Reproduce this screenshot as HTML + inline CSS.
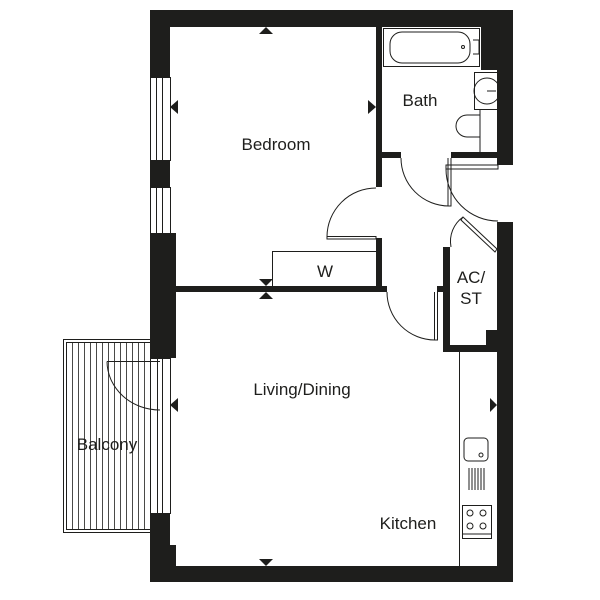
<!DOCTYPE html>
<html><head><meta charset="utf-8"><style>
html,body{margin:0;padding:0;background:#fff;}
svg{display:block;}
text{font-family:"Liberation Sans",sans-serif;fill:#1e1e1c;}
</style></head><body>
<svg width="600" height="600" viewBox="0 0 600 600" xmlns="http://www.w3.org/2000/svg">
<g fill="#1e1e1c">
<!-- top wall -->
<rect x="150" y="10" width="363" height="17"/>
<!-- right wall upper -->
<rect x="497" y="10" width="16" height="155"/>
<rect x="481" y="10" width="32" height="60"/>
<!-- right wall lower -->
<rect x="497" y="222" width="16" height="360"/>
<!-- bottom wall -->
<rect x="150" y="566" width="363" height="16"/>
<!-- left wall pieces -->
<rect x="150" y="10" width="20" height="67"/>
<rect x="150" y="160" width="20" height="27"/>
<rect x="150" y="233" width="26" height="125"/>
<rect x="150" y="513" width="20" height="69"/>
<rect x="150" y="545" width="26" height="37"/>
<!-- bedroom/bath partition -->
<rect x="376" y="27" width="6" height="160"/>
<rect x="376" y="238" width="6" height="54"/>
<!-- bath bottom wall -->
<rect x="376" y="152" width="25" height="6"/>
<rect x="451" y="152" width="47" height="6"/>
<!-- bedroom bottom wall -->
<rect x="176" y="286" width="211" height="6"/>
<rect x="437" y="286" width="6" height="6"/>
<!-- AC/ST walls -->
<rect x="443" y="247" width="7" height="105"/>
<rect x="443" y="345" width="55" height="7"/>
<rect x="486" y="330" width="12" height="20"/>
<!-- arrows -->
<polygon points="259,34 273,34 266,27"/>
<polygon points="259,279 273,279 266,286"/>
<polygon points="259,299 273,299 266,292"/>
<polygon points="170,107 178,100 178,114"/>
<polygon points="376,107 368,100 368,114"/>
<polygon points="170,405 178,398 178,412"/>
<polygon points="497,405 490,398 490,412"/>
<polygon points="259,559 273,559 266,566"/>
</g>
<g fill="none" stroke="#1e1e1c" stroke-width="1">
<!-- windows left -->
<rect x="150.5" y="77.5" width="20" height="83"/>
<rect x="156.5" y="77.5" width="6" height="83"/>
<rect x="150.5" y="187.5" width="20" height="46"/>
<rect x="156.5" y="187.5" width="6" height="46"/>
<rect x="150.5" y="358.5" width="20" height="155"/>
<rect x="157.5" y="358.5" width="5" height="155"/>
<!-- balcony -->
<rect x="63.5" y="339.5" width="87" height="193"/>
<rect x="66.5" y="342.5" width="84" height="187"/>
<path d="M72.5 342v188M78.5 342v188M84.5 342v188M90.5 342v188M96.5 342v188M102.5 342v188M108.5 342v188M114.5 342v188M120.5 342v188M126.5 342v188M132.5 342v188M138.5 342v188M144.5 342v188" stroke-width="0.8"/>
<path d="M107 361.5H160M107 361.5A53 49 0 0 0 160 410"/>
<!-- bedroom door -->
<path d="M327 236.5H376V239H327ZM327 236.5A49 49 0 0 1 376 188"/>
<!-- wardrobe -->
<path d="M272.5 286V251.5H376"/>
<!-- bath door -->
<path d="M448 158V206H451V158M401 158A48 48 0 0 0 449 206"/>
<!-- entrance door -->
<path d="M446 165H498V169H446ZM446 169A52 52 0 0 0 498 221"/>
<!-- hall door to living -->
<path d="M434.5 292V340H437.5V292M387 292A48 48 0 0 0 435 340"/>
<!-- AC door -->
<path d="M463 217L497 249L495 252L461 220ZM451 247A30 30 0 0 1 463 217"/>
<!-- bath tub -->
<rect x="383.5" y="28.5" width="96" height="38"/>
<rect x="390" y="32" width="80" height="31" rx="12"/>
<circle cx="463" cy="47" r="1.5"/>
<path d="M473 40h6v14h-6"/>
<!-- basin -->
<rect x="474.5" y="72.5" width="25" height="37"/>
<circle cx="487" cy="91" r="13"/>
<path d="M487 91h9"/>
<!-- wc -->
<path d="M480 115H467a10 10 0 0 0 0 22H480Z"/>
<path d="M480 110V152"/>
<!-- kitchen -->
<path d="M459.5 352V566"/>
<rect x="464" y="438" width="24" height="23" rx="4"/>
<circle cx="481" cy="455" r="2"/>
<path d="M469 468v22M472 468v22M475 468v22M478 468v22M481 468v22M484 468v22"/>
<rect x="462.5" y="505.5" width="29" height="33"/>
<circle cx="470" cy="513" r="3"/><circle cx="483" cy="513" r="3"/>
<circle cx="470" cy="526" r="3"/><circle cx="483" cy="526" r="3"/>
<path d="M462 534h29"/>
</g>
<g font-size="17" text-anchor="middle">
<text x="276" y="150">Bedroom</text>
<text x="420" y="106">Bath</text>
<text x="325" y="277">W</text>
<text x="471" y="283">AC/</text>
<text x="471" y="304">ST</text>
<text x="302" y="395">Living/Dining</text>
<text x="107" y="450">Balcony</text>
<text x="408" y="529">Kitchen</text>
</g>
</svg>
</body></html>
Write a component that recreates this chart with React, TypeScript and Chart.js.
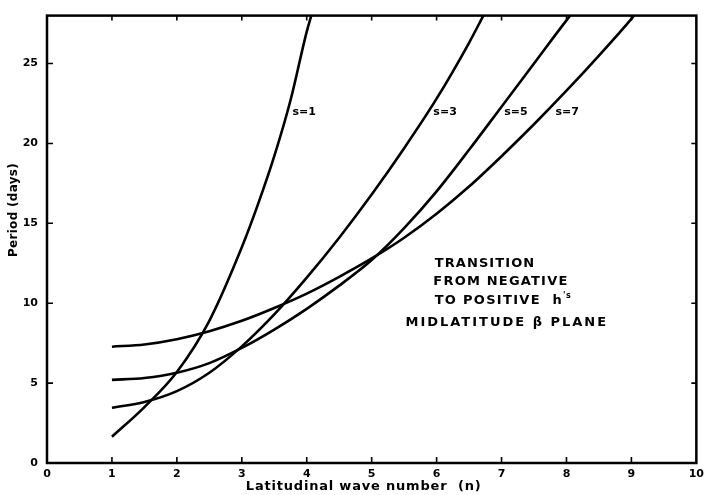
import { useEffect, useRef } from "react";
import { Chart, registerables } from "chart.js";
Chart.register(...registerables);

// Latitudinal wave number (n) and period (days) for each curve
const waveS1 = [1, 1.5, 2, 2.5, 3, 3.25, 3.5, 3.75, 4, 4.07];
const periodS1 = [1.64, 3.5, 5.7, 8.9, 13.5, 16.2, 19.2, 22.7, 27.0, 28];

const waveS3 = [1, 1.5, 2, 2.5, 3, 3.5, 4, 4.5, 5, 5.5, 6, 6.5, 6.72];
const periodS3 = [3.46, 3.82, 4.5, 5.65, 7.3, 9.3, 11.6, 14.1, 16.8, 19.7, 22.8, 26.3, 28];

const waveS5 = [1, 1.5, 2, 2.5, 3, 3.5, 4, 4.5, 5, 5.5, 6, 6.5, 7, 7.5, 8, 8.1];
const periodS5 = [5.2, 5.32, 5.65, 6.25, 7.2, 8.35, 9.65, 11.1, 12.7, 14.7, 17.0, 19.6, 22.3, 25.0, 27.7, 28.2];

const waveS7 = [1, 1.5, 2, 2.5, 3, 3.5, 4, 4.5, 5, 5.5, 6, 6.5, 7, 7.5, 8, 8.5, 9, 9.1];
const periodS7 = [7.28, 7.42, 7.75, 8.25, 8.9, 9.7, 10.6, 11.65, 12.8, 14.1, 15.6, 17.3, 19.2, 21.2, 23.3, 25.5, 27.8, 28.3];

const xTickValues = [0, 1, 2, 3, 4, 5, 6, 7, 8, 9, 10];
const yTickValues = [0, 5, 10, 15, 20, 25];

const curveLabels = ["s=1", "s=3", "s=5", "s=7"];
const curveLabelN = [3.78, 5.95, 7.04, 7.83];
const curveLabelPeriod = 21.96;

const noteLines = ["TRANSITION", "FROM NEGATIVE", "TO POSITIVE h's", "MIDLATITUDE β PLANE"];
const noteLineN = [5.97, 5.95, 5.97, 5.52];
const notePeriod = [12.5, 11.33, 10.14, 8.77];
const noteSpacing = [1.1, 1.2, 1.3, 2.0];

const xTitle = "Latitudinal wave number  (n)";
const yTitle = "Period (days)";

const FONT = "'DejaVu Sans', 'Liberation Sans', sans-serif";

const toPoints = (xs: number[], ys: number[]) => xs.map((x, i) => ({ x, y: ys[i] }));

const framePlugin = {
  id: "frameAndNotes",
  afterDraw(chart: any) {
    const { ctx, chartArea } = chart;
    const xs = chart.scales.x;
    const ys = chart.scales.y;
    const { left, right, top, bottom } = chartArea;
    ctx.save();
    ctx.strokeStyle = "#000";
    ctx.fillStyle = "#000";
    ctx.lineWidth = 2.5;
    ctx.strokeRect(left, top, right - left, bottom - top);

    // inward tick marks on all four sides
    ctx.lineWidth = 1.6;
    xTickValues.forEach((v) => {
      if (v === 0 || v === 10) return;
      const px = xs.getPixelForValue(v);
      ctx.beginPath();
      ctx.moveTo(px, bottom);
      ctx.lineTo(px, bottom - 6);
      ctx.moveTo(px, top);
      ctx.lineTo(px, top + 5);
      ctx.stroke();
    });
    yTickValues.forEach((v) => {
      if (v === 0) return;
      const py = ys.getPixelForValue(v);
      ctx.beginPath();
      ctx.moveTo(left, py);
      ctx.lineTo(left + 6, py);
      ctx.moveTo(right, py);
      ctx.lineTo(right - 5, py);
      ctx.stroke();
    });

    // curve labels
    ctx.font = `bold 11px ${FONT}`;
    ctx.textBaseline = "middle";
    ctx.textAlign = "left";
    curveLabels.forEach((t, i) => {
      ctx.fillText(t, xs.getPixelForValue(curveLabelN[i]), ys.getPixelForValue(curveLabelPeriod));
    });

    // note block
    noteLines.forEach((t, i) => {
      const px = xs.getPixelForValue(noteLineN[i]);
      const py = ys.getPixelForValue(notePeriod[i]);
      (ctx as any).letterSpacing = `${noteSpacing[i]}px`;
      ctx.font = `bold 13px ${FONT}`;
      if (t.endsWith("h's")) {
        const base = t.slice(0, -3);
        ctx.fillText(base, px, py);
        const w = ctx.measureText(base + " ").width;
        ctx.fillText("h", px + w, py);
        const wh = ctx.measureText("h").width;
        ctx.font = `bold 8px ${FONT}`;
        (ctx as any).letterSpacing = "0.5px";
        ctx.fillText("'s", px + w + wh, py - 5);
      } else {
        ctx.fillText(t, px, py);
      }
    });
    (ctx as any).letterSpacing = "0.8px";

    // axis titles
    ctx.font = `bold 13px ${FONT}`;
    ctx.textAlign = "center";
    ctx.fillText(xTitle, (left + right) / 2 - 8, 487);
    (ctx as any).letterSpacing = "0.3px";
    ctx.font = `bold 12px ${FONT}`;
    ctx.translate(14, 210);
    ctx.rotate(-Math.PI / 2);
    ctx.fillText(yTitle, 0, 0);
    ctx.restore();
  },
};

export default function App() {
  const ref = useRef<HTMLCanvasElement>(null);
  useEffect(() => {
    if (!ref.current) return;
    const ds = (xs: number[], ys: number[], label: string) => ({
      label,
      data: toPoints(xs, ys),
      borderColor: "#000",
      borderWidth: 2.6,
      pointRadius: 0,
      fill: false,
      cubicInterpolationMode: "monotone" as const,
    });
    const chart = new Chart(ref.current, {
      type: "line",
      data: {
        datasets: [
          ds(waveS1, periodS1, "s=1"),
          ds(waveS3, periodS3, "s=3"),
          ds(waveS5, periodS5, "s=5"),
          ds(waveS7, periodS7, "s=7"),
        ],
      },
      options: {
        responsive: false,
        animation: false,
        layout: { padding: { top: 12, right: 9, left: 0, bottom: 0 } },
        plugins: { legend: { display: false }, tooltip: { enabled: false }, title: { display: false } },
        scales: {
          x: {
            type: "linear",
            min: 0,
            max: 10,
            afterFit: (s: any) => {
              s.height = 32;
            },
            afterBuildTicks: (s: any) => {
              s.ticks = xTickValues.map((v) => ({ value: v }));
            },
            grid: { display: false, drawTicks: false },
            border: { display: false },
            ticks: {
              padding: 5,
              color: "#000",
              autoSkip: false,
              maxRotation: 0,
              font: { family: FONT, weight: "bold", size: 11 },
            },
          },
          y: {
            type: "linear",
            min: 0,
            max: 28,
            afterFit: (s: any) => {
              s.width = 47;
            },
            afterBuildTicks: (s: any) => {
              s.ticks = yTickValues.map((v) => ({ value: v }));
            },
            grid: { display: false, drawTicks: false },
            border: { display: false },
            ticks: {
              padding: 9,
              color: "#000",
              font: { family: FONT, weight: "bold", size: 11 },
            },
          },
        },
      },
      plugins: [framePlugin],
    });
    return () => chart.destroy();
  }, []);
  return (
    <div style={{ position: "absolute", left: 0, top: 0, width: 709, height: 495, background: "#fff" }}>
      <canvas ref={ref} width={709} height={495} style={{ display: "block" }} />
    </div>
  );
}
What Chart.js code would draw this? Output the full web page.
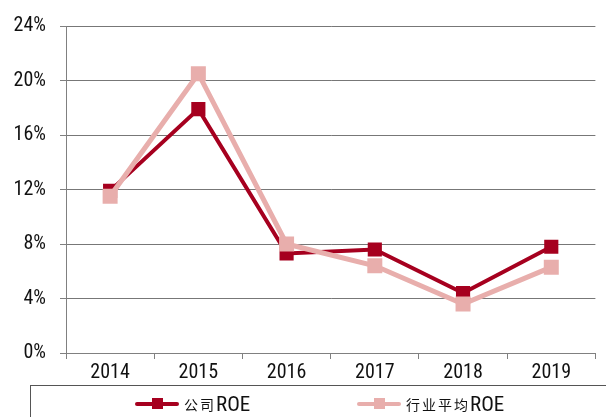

* BRIEF *
Within the listing above, extract exactly the lines that run from the one containing "Write a component" through the one containing "22.8, 26.3, 28];", excluding any pictures.

* ANSWER BELOW *
Write a component that recreates this chart with React, TypeScript and Chart.js.
import { useEffect, useRef } from "react";
import { Chart, registerables } from "chart.js";
Chart.register(...registerables);

// Latitudinal wave number (n) and period (days) for each curve
const waveS1 = [1, 1.5, 2, 2.5, 3, 3.25, 3.5, 3.75, 4, 4.07];
const periodS1 = [1.64, 3.5, 5.7, 8.9, 13.5, 16.2, 19.2, 22.7, 27.0, 28];

const waveS3 = [1, 1.5, 2, 2.5, 3, 3.5, 4, 4.5, 5, 5.5, 6, 6.5, 6.72];
const periodS3 = [3.46, 3.82, 4.5, 5.65, 7.3, 9.3, 11.6, 14.1, 16.8, 19.7, 22.8, 26.3, 28];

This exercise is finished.